Grayson really hit her stride in the 1950s, appearing with Howard Keel in three memorable movies. Grayson sang and acted as the riverboat belle Magnolia in "Show Boat" (1951); as a Parisian dress-shop owner in "Lovely to Look At" (1952), in which she sang Jerome Kern's "Smoke Gets in Your Eyes"; and as high-strung actress Lilli Vanessi in "Kiss Me Kate" (1953).

Later, Grayson and Keel performed together in nightclubs -- she was a coloratura soprano, he was a baritone -- and toured in summer stock.

Grayson's final film appearance was in 1956 in Paramount's "The Vagabond King," a remake of the 1930 version in which Grayson performed the singing role originally done by Jeanette MacDonald.

When the musical era in films ended in the early 1960s, Grayson turned to her first love, opera, and to the musical stage, touring in, among others, "Show Boat," "Rosalinda," "Kiss Me Kate" and "The Merry Widow," which led to her replacing Julie Andrews in "Camelot" in 1962 on Broadway.
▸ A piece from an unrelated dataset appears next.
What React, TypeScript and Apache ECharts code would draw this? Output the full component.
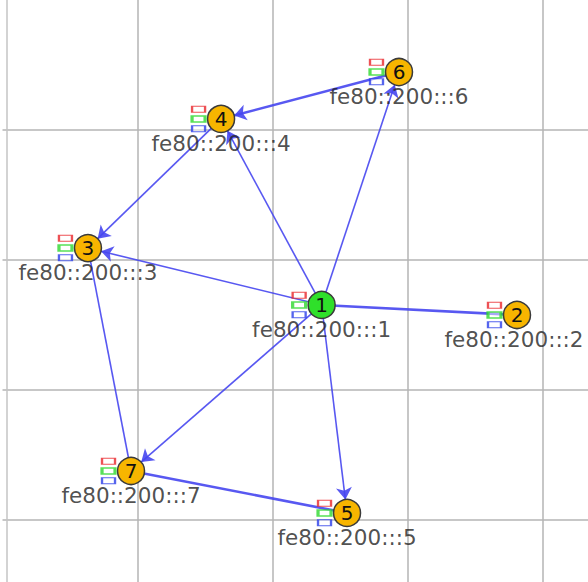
import React, { useEffect, useRef } from "react";
import * as echarts from "echarts";

// Node ids, positions (plot units) and labels
const nodeIds = ["1", "2", "3", "4", "5", "6", "7"];
const nodeX = [236.4, 381.1, 63.3, 161.9, 255.2, 293.7, 95.2];
const nodeY = [234.6, 242.3, 190.8, 91.5, 394.6, 55.4, 362.3];
const nodeAddr = [
  "fe80::200:::1",
  "fe80::200:::2",
  "fe80::200:::3",
  "fe80::200:::4",
  "fe80::200:::5",
  "fe80::200:::6",
  "fe80::200:::7",
];
const rootNode = "1";

// Links: source index, target index, arrow at target?
const linkSource = [0, 0, 0, 0, 0, 0, 5, 3, 2, 6];
const linkTarget = [3, 5, 2, 6, 4, 1, 3, 2, 6, 4];
const linkArrow = [true, true, true, true, true, false, true, true, false, false];
const linkDouble = [false, false, false, false, false, true, true, false, false, true];

const xTicksInterval = 100;
const yTicksInterval = 100;
const W = 588;
const LABEL_HALF_WIDTH = 69;

export default function App() {
  const ref = useRef<HTMLDivElement>(null);
  useEffect(() => {
    if (!ref.current) return;
    const chart = echarts.init(ref.current, null, { renderer: "svg" });
    const coords = nodeIds.map((_, i) => [nodeX[i], nodeY[i]]);
    const graphData = nodeIds.map((id, i) => ({
      name: id,
      value: coords[i],
      itemStyle: { color: id === rootNode ? "#2fe02a" : "#f7b500" },
    }));
    const links = linkSource.map((s, i) => ({
      source: s,
      target: linkTarget[i],
      symbol: linkArrow[i] ? ["none", "arrow"] : ["none", "none"],
      lineStyle: { width: linkDouble[i] ? 2.6 : 1.6 },
    }));
    const rectSeries = (color: string, offY: number, bw: number) => ({
      type: "scatter",
      data: coords,
      symbol: "rect",
      symbolSize: [13, 6],
      symbolOffset: [-22.5, offY],
      silent: true,
      z: 5,
      itemStyle: { color: "rgba(255,255,255,0.6)", borderColor: color, borderWidth: bw },
    });
    const baseOption: any = {
      animation: false,
      backgroundColor: "#ffffff",
      grid: { left: 2.5, top: 0, right: 0, bottom: 0 },
      xAxis: {
        type: "value",
        min: 0,
        max: 433.7,
        interval: xTicksInterval,
        axisLine: { show: false },
        axisTick: { show: false },
        axisLabel: { show: false },
        splitLine: {
          show: true,
          showMinLine: false,
          showMaxLine: false,
          lineStyle: { color: "#b4b4b4", width: 1.5 },
        },
      },
      yAxis: {
        type: "value",
        inverse: true,
        min: 0,
        max: 447.7,
        interval: yTicksInterval,
        offset: -4.5,
        axisLine: { show: true, lineStyle: { color: "#c4c4c4", width: 1.5 } },
        axisTick: { show: false },
        axisLabel: { show: false },
        splitLine: {
          show: true,
          showMinLine: false,
          showMaxLine: false,
          lineStyle: { color: "#b4b4b4", width: 1.5 },
        },
      },
    };
    chart.setOption(baseOption);
    // keep address labels inside the canvas (as in the reference)
    const labelData = coords.map((c) => {
      const px = chart.convertToPixel({ gridIndex: 0 }, c) as number[];
      const overflow = px[0] + LABEL_HALF_WIDTH - (W - 5);
      return {
        value: c,
        label: { offset: [overflow > 0 ? -overflow : 0, 0] },
      };
    });
    chart.setOption({
      series: [
        {
          type: "graph",
          coordinateSystem: "cartesian2d",
          layout: "none",
          data: graphData,
          links,
          symbolSize: 27,
          edgeSymbolSize: [4, 12],
          z: 3,
          itemStyle: { borderColor: "#3a3a3a", borderWidth: 1.5 },
          lineStyle: { color: "#4646f0", opacity: 0.9, curveness: 0 },
          label: {
            show: true,
            position: "inside",
            formatter: (p: any) => p.name,
            fontFamily: "DejaVu Sans",
            fontSize: 20,
            color: "#111111",
          },
          emphasis: { disabled: true },
        },
        rectSeries("#e8262a", -9.75, 1.6),
        rectSeries("#2ed82e", 0, 2.2),
        rectSeries("#2a3de8", 9.75, 1.6),
        {
          type: "scatter",
          data: labelData,
          symbolSize: 27,
          silent: true,
          z: 4,
          itemStyle: { color: "rgba(0,0,0,0)" },
          label: {
            show: true,
            position: "bottom",
            distance: 0,
            formatter: (p: any) => nodeAddr[p.dataIndex],
            fontFamily: "DejaVu Sans",
            fontSize: 21.5,
            color: "#222222",
          },
        },
      ],
    });
    return () => chart.dispose();
  }, []);
  return (
    <div
      ref={ref}
      style={{ position: "absolute", left: 0, top: 0, width: 588, height: 582 }}
    />
  );
}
She appeared in the operas "La Boheme," "Madama Butterfly," "Orphesus in the Underworld" and "La Traviata."

Grayson also numerous dramatic turns on TV, guest-starring on such programs as "General Electric Theater" -- for which she earned an Emmy nomination in 1955 -- and, most recently, "Murder, She Wrote" in 1989.

Grayson was married twice, to actor John Shelton and later to actor-singer Johnnie Johnston. She is survived by her daughter, Patricia Kathryn Towers; grandchildren Kristin and Jordan; and four great grandchildren.

Funeral services will be private and interment by cremation, with a memorial to follow. Donations can be made to the American Diabetes Assn.